At Christmas, 1749, Madame Denis had come to live with him. A plump widow of forty, not at all disinclined to try matrimony again, was Madame Denis by this time. She had attempted to be a playwright when Voltaire was at Lunéville; and her dear uncle had written with dreadful plainness of language to d’Argental that to write mediocre plays was the worst of careers for a man and “the height of degradation for a woman.”

Not the less, he saw his niece as a rule through very kindly spectacles, and let his good nature so far warp his judgment as to make him think, or at any rate say, that if she was no playwright she was an actress of the highest ability. It is true that she was very fond of that amusement, having a vast appetite for pleasure of any kind. At the beginning of the year 1750 both she and her sister, Madame de Fontaine, were in the Rue Traversière; and Madame Denis was making a very goodnatured, easy-going hostess for her uncle’s guests.
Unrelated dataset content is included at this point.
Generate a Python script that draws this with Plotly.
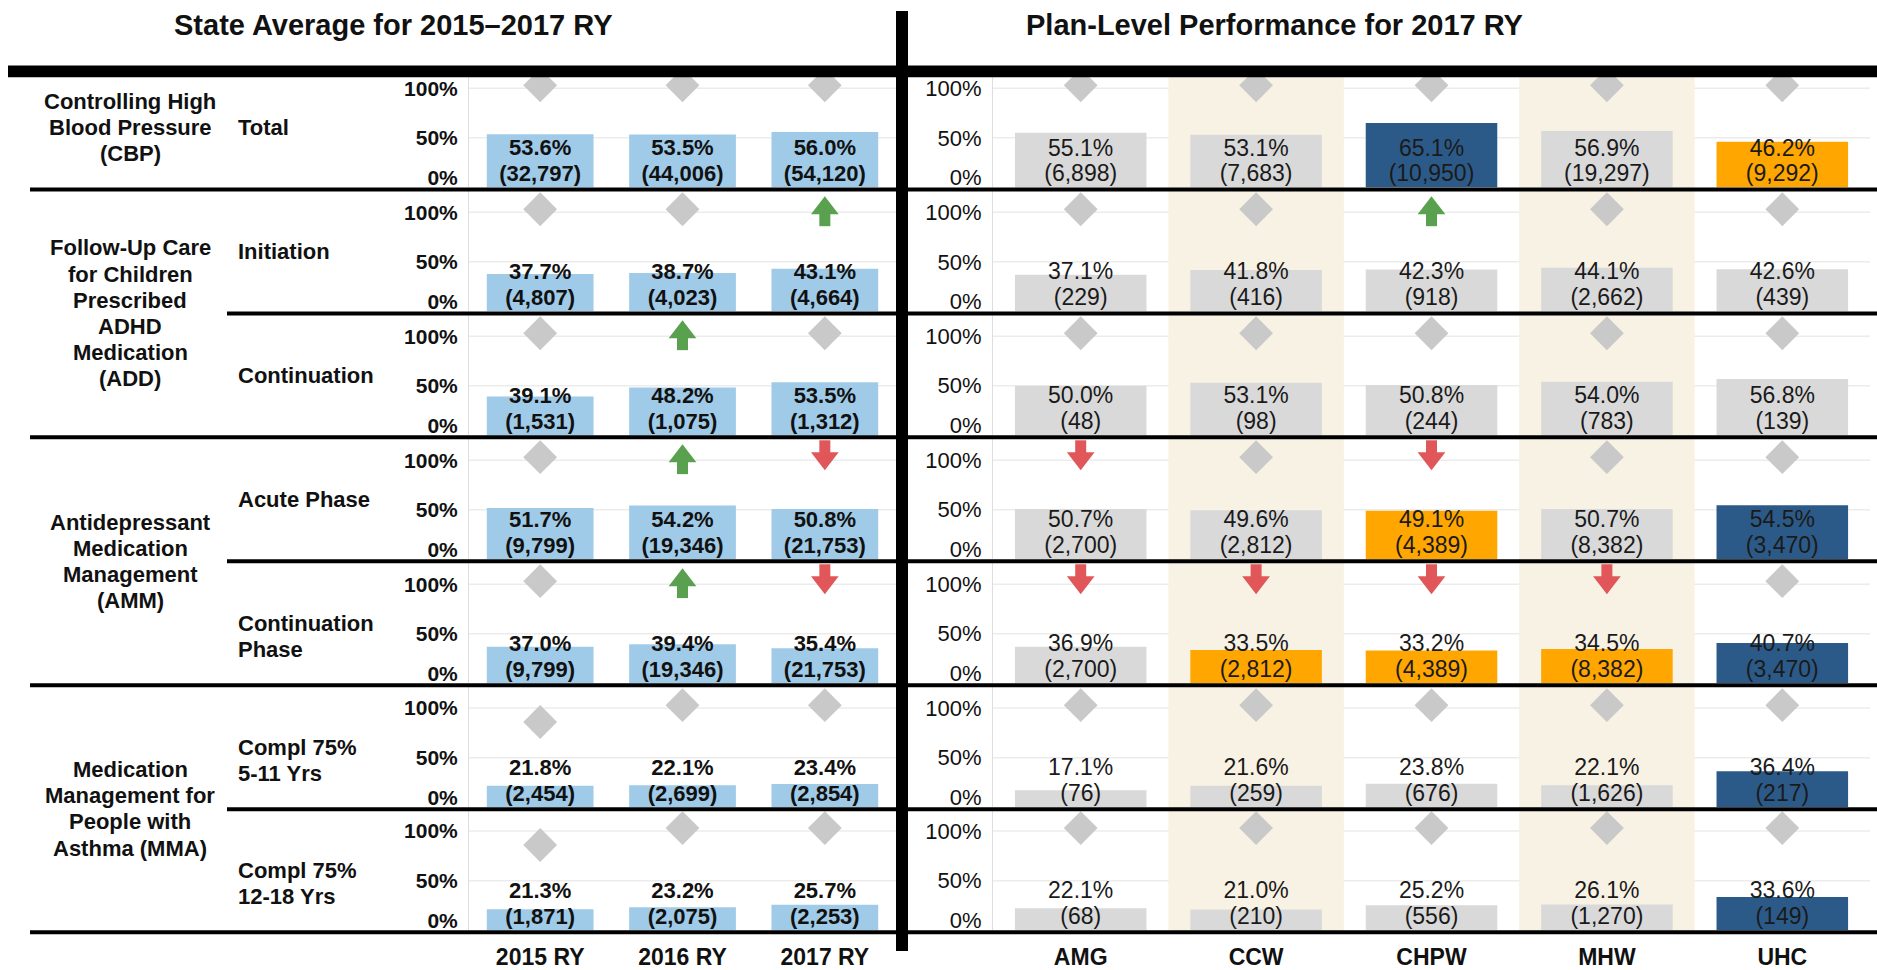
import plotly.graph_objects as go

W, H = 1877, 970
FONT = "Liberation Sans, Arial, Helvetica, sans-serif"

# ---------------- data ----------------
YEARS = ["2015 RY", "2016 RY", "2017 RY"]
PLANS = ["AMG", "CCW", "CHPW", "MHW", "UHC"]

GROUP_LABELS = [
    ["Controlling High", "Blood Pressure", "(CBP)"],
    ["Follow-Up Care", "for Children", "Prescribed", "ADHD", "Medication", "(ADD)"],
    ["Antidepressant", "Medication", "Management", "(AMM)"],
    ["Medication", "Management for", "People with", "Asthma (MMA)"],
]
GROUP_ROWS = [[0], [1, 2], [3, 4], [5, 6]]

MEASURE_LABELS = [
    ["Total"],
    ["Initiation"],
    ["Continuation"],
    ["Acute Phase"],
    ["Continuation", "Phase"],
    ["Compl 75%", "5-11 Yrs"],
    ["Compl 75%", "12-18 Yrs"],
]

STATE_RATE = [
    [53.6, 53.5, 56.0],
    [37.7, 38.7, 43.1],
    [39.1, 48.2, 53.5],
    [51.7, 54.2, 50.8],
    [37.0, 39.4, 35.4],
    [21.8, 22.1, 23.4],
    [21.3, 23.2, 25.7],
]
STATE_N = [
    ["32,797", "44,006", "54,120"],
    ["4,807", "4,023", "4,664"],
    ["1,531", "1,075", "1,312"],
    ["9,799", "19,346", "21,753"],
    ["9,799", "19,346", "21,753"],
    ["2,454", "2,699", "2,854"],
    ["1,871", "2,075", "2,253"],
]
# '=' no significant change, '+' significant increase, '-' significant decrease,
# 'n' not comparable (lower diamond)
STATE_SIG = [
    ["=", "=", "="],
    ["=", "=", "+"],
    ["=", "+", "="],
    ["=", "+", "-"],
    ["=", "+", "-"],
    ["n", "=", "="],
    ["n", "=", "="],
]

PLAN_RATE = [
    [55.1, 53.1, 65.1, 56.9, 46.2],
    [37.1, 41.8, 42.3, 44.1, 42.6],
    [50.0, 53.1, 50.8, 54.0, 56.8],
    [50.7, 49.6, 49.1, 50.7, 54.5],
    [36.9, 33.5, 33.2, 34.5, 40.7],
    [17.1, 21.6, 23.8, 22.1, 36.4],
    [22.1, 21.0, 25.2, 26.1, 33.6],
]
PLAN_N = [
    ["6,898", "7,683", "10,950", "19,297", "9,292"],
    ["229", "416", "918", "2,662", "439"],
    ["48", "98", "244", "783", "139"],
    ["2,700", "2,812", "4,389", "8,382", "3,470"],
    ["2,700", "2,812", "4,389", "8,382", "3,470"],
    ["76", "259", "676", "1,626", "217"],
    ["68", "210", "556", "1,270", "149"],
]
PLAN_PERF = [
    ["avg", "avg", "high", "avg", "low"],
    ["avg", "avg", "avg", "avg", "avg"],
    ["avg", "avg", "avg", "avg", "avg"],
    ["avg", "avg", "low", "avg", "high"],
    ["avg", "low", "low", "low", "high"],
    ["avg", "avg", "avg", "avg", "high"],
    ["avg", "avg", "avg", "avg", "high"],
]
PLAN_SIG = [
    ["=", "=", "=", "=", "="],
    ["=", "=", "+", "=", "="],
    ["=", "=", "=", "=", "="],
    ["-", "=", "-", "=", "="],
    ["-", "-", "-", "-", "="],
    ["=", "=", "=", "=", "="],
    ["=", "=", "=", "=", "="],
]
SHADED_PLANS = ["CCW", "MHW"]

# ---------------- style ----------------
STATE_COLOR = "#A0CBE8"
PERF_COLOR = {"avg": "#D9D9D9", "high": "#2C5A88", "low": "#FFA600"}
DIAMOND_COLOR = "#C9C9C9"
UP_COLOR = "#59A14F"
DOWN_COLOR = "#E15759"
SHADE_COLOR = "#F8F2E4"
GRID_COLOR = "#ECECEC"

# row band separators (pixels from top)
SEP = [65, 190, 315, 440, 565, 690, 815, 939]
LEFT_X = (469, 896)
RIGHT_X = (993, 1870)
PCT_Y, N_Y = 0.38, 0.12
IND_Y = {"=": 1.03, "n": 0.86}
DIAMOND_SIZE = 26
HEAD_SIZE = 24
SHAFT_W = 11
SHAFT_SIZE = 10


def pxx(x):
    return x / W


def pxy(y):
    return 1 - y / H


fig = go.Figure()
layout = dict(
    width=W, height=H, margin=dict(l=0, r=0, t=0, b=0), autosize=False,
    paper_bgcolor="white", plot_bgcolor="rgba(0,0,0,0)",
    bargap=0.25, showlegend=False, font=dict(family=FONT, color="#111"),
)
shapes = []
annotations = []


def add_indicators(cats, sig, xa, ya):
    dx = [c for c, s in zip(cats, sig) if s in ("=", "n")]
    dy = [IND_Y[s] for s in sig if s in ("=", "n")]
    if dx:
        fig.add_trace(go.Scatter(x=dx, y=dy, mode="markers", xaxis=xa, yaxis=ya,
                                 marker=dict(symbol="diamond", size=DIAMOND_SIZE, color=DIAMOND_COLOR,
                                             line=dict(width=0)),
                                 cliponaxis=False, hoverinfo="skip"))
    ux = [c for c, s in zip(cats, sig) if s == "+"]
    if ux:
        fig.add_trace(go.Scatter(x=ux, y=[0.93] * len(ux), mode="markers", xaxis=xa, yaxis=ya,
                                 marker=dict(symbol="line-ns", size=SHAFT_SIZE,
                                             line=dict(width=SHAFT_W, color=UP_COLOR)),
                                 cliponaxis=False, hoverinfo="skip"))
        fig.add_trace(go.Scatter(x=ux, y=[1.04] * len(ux), mode="markers", xaxis=xa, yaxis=ya,
                                 marker=dict(symbol="triangle-up", size=HEAD_SIZE, color=UP_COLOR,
                                             line=dict(width=0)),
                                 cliponaxis=False, hoverinfo="skip"))
    wx = [c for c, s in zip(cats, sig) if s == "-"]
    if wx:
        fig.add_trace(go.Scatter(x=wx, y=[1.13] * len(wx), mode="markers", xaxis=xa, yaxis=ya,
                                 marker=dict(symbol="line-ns", size=SHAFT_SIZE,
                                             line=dict(width=SHAFT_W, color=DOWN_COLOR)),
                                 cliponaxis=False, hoverinfo="skip"))
        fig.add_trace(go.Scatter(x=wx, y=[1.02] * len(wx), mode="markers", xaxis=xa, yaxis=ya,
                                 marker=dict(symbol="triangle-down", size=HEAD_SIZE, color=DOWN_COLOR,
                                             line=dict(width=0)),
                                 cliponaxis=False, hoverinfo="skip"))


for i in range(7):
    top = SEP[i] + (12 if i == 0 else 2)
    bot = SEP[i + 1] - 2
    yrange = [0, (bot - top) / 100.0]
    for c in range(2):
        n = 2 * i + c + 1
        xa = "x" if n == 1 else f"x{n}"
        ya = "y" if n == 1 else f"y{n}"
        if c == 0:
            cats, rates, ns, sig = YEARS, STATE_RATE[i], STATE_N[i], STATE_SIG[i]
            colors = [STATE_COLOR] * len(cats)
            bold = True
            xdom = LEFT_X
        else:
            cats, rates, ns, sig = PLANS, PLAN_RATE[i], PLAN_N[i], PLAN_SIG[i]
            colors = [PERF_COLOR[p] for p in PLAN_PERF[i]]
            bold = False
            xdom = RIGHT_X

        fig.add_trace(go.Bar(x=cats, y=[v / 100 for v in rates], marker=dict(color=colors, line=dict(width=0)),
                             xaxis=xa, yaxis=ya, hoverinfo="skip"))
        if bold:
            pct = [f"<b>{v:.1f}%</b>" for v in rates]
            cnt = [f"<b>({s})</b>" for s in ns]
            tf = dict(family=FONT, size=22, color="#111")
        else:
            pct = [f"{v:.1f}%" for v in rates]
            cnt = [f"({s})" for s in ns]
            tf = dict(family=FONT, size=23, color="#1a1a1a")
        fig.add_trace(go.Scatter(x=cats, y=[PCT_Y] * len(cats), mode="text", text=pct,
                                 textfont=tf, xaxis=xa, yaxis=ya, cliponaxis=False, hoverinfo="skip"))
        fig.add_trace(go.Scatter(x=cats, y=[N_Y] * len(cats), mode="text", text=cnt,
                                 textfont=tf, xaxis=xa, yaxis=ya, cliponaxis=False, hoverinfo="skip"))
        add_indicators(cats, sig, xa, ya)

        # gridlines at 50% and 100%
        for g in (0.5, 1.0):
            shapes.append(dict(type="line", xref=f"{xa} domain", yref=ya, x0=0, x1=1, y0=g, y1=g,
                               line=dict(color=GRID_COLOR, width=1.5), layer="below"))

        tick_text = ["0%", "50%", "100%"]
        if bold:
            tick_text = [f"<b>{t}</b>" for t in tick_text]
        xkey = "xaxis" if n == 1 else f"xaxis{n}"
        ykey = "yaxis" if n == 1 else f"yaxis{n}"
        xticks = [f"<b>{t}</b>" for t in cats]
        layout[xkey] = dict(
            domain=[pxx(xdom[0]), pxx(xdom[1])], anchor=ya, type="category",
            categoryorder="array", categoryarray=cats,
            range=[-0.5, len(cats) - 0.5], showgrid=False, zeroline=False, showline=False,
            showticklabels=(i == 6), tickmode="array", tickvals=cats, ticktext=xticks,
            ticks="outside", ticklen=6, tickcolor="rgba(0,0,0,0)",
            tickfont=dict(family=FONT, size=23, color="#111"), fixedrange=True,
        )
        layout[ykey] = dict(
            domain=[pxy(bot), pxy(top)], anchor=xa, range=yrange,
            tickmode="array", tickvals=[0.1, 0.5, 1.0], ticktext=tick_text,
            ticks="outside", ticklen=6, tickcolor="rgba(0,0,0,0)",
            tickfont=dict(family=FONT, size=21 if bold else 22, color="#111"),
            showgrid=False, zeroline=False, showline=True, linecolor="#DEDEDE", linewidth=1,
            fixedrange=True,
        )

# beige banding of plan columns
for p in SHADED_PLANS:
    k = PLANS.index(p)
    shapes.append(dict(type="rect", xref="x2", yref="paper", x0=k - 0.5, x1=k + 0.5,
                       y0=pxy(SEP[-1]), y1=pxy(SEP[0] + 12), fillcolor=SHADE_COLOR,
                       line=dict(width=0), layer="below"))

# separators
GROUP_STARTS = {r[0] for r in GROUP_ROWS}
for j in range(1, len(SEP)):
    x0 = 30 if (j == len(SEP) - 1 or j in GROUP_STARTS) else 227
    shapes.append(dict(type="line", xref="paper", yref="paper", x0=pxx(x0), x1=1,
                       y0=pxy(SEP[j]), y1=pxy(SEP[j]), line=dict(color="black", width=4), layer="above"))
# thick header rule and vertical divider
shapes.append(dict(type="rect", xref="paper", yref="paper", x0=pxx(8), x1=1,
                   y0=pxy(SEP[0] + 12), y1=pxy(SEP[0]), fillcolor="black", line=dict(width=0), layer="above"))
shapes.append(dict(type="rect", xref="paper", yref="paper", x0=pxx(896), x1=pxx(908),
                   y0=pxy(958), y1=pxy(10), fillcolor="black", line=dict(width=0), layer="above"))

# titles
annotations.append(dict(text="<b>State Average for 2015–2017 RY</b>", x=pxx(393), y=pxy(24),
                        xref="paper", yref="paper", showarrow=False, xanchor="center", yanchor="middle",
                        font=dict(family=FONT, size=29, color="#111")))
annotations.append(dict(text="<b>Plan-Level Performance for 2017 RY</b>", x=pxx(1274), y=pxy(24),
                        xref="paper", yref="paper", showarrow=False, xanchor="center", yanchor="middle",
                        font=dict(family=FONT, size=29, color="#111")))

LINE_H = 26.4
for lines, rows in zip(GROUP_LABELS, GROUP_ROWS):
    center = (SEP[rows[0]] + SEP[rows[-1] + 1]) / 2
    for k, t in enumerate(lines):
        yy = center + (k - (len(lines) - 1) / 2) * LINE_H
        annotations.append(dict(text=f"<b>{t}</b>", x=pxx(130), y=pxy(yy), xref="paper", yref="paper",
                                showarrow=False, xanchor="center", yanchor="middle",
                                font=dict(family=FONT, size=22, color="#111")))
for i, lines in enumerate(MEASURE_LABELS):
    mid = (SEP[i] + SEP[i + 1]) / 2
    for k, t in enumerate(lines):
        annotations.append(dict(text=f"<b>{t}</b>", x=pxx(236), y=pxy(mid + k * LINE_H), xref="paper",
                                yref="paper", showarrow=False, xanchor="left", yanchor="middle",
                                font=dict(family=FONT, size=22, color="#111")))

layout["shapes"] = shapes
layout["annotations"] = annotations
fig.update_layout(**layout)

fig.write_html("out.html", post_script="document.body.style.margin='0';",
               config={"displayModeBar": False})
Voltaire had begun to go out and about again, too. It was at some very inferior amateur theatricals one night that he discovered an uncommonly good amateur actor: sent for him, and received the trembling and delighted youth the next morning. He embraced him, and thanked God for having created a person who could be moved, and moving, even in speaking such uncommonly bad verses. The pair drank chocolate together, mixed with coffee. Lekain—that was the youth’s obscure name—announced his intention of joining the King’s troupe. Voltaire offered to lend him ten thousand francs to start on his own account. Eventually, he received the young actor and his company into his house, and paid all his expenses for six months—“and since I have belonged to the stage I can prove that he has given me more than two thousand crowns,” says the famous Lekain in his “Memoirs.”

There was plenty of space in the house in the Rue Traversière now the Marquis du Châtelet no longer shared it. Voltaire turned the second floor into a theatre capable of holding a hundred and twenty persons, and in a very short time had there a playhouse, players, and plays which were the height of the mode and made Court and Comédie, with all their hopes pinned on poor old Crébillon of seventy-six, green with jealousy.

The Voltairian amateurs began with “Mahomet.” There were only half a-dozen intimates, and a few of the servants, as spectators. Lekain was in the title rôle, and the heroine was played by a shy little girl of fifteen, who—thanks, partly at least, to the energetic coaching of M. de Voltaire—became a pleasing actress. Actors and audience all stayed to supper; and, after it, M. de Voltaire produced the parts of “Rome Sauvée,” distributed them, and begged the actors to learn them as soon as they could. He coached and rehearsed his company himself. He superintended the scenery. He saw personally to the smallest details. Nothing was too much trouble if Voltaire could but outvie Crébillon, and “Rome Sauvée” “Catilina.” The audacious playwright actually had the coolness to make Richelieu get him the loan of the gorgeous costumes in which “Catilina” had been played at the Comédie.

“Rome Sauvée” appeared on the boards of the theatre of the Rue Traversière before an audience composed almost exclusively of the greatest literary men of the age and country. Here were d’Alembert, the prince of mathematicians, and, to be, perpetual secretary of the Academy; Hénault, President of the Chambre des Enquêtes, and of at least two of the most famous salons in Paris; young Marmontel, rising in the world; Diderot, the encyclopædist of unclean lips; gallant and accommodating friend Richelieu; and schoolmaster d’Olivet. The performance was a brilliant success. “Rome Sauvée” was worthy of its author.

At a second representation that untiring person himself played the part of Cicero, and excited the enthusiasm of the audience.

The fame and ability of the troupe of the Rue Traversière reached the ears of Court and Comédie of course. They had players as good; but where were they to find such plays?

One of the aims of the performance of “Rome Sauvée” in the Rue Traversière was attained when on February 28th, “after long hesitations,” that shifty Pompadour—a little bit to oblige Voltaire and chiefly because no other play so suitable could be found—had “Alzire” acted by a distinguished company of amateurs in the royal apartments.

Madame de Pompadour herself played “Alzire.” The Queen was not present; nor her daughters; nor the Dauphin; nor the playwright himself.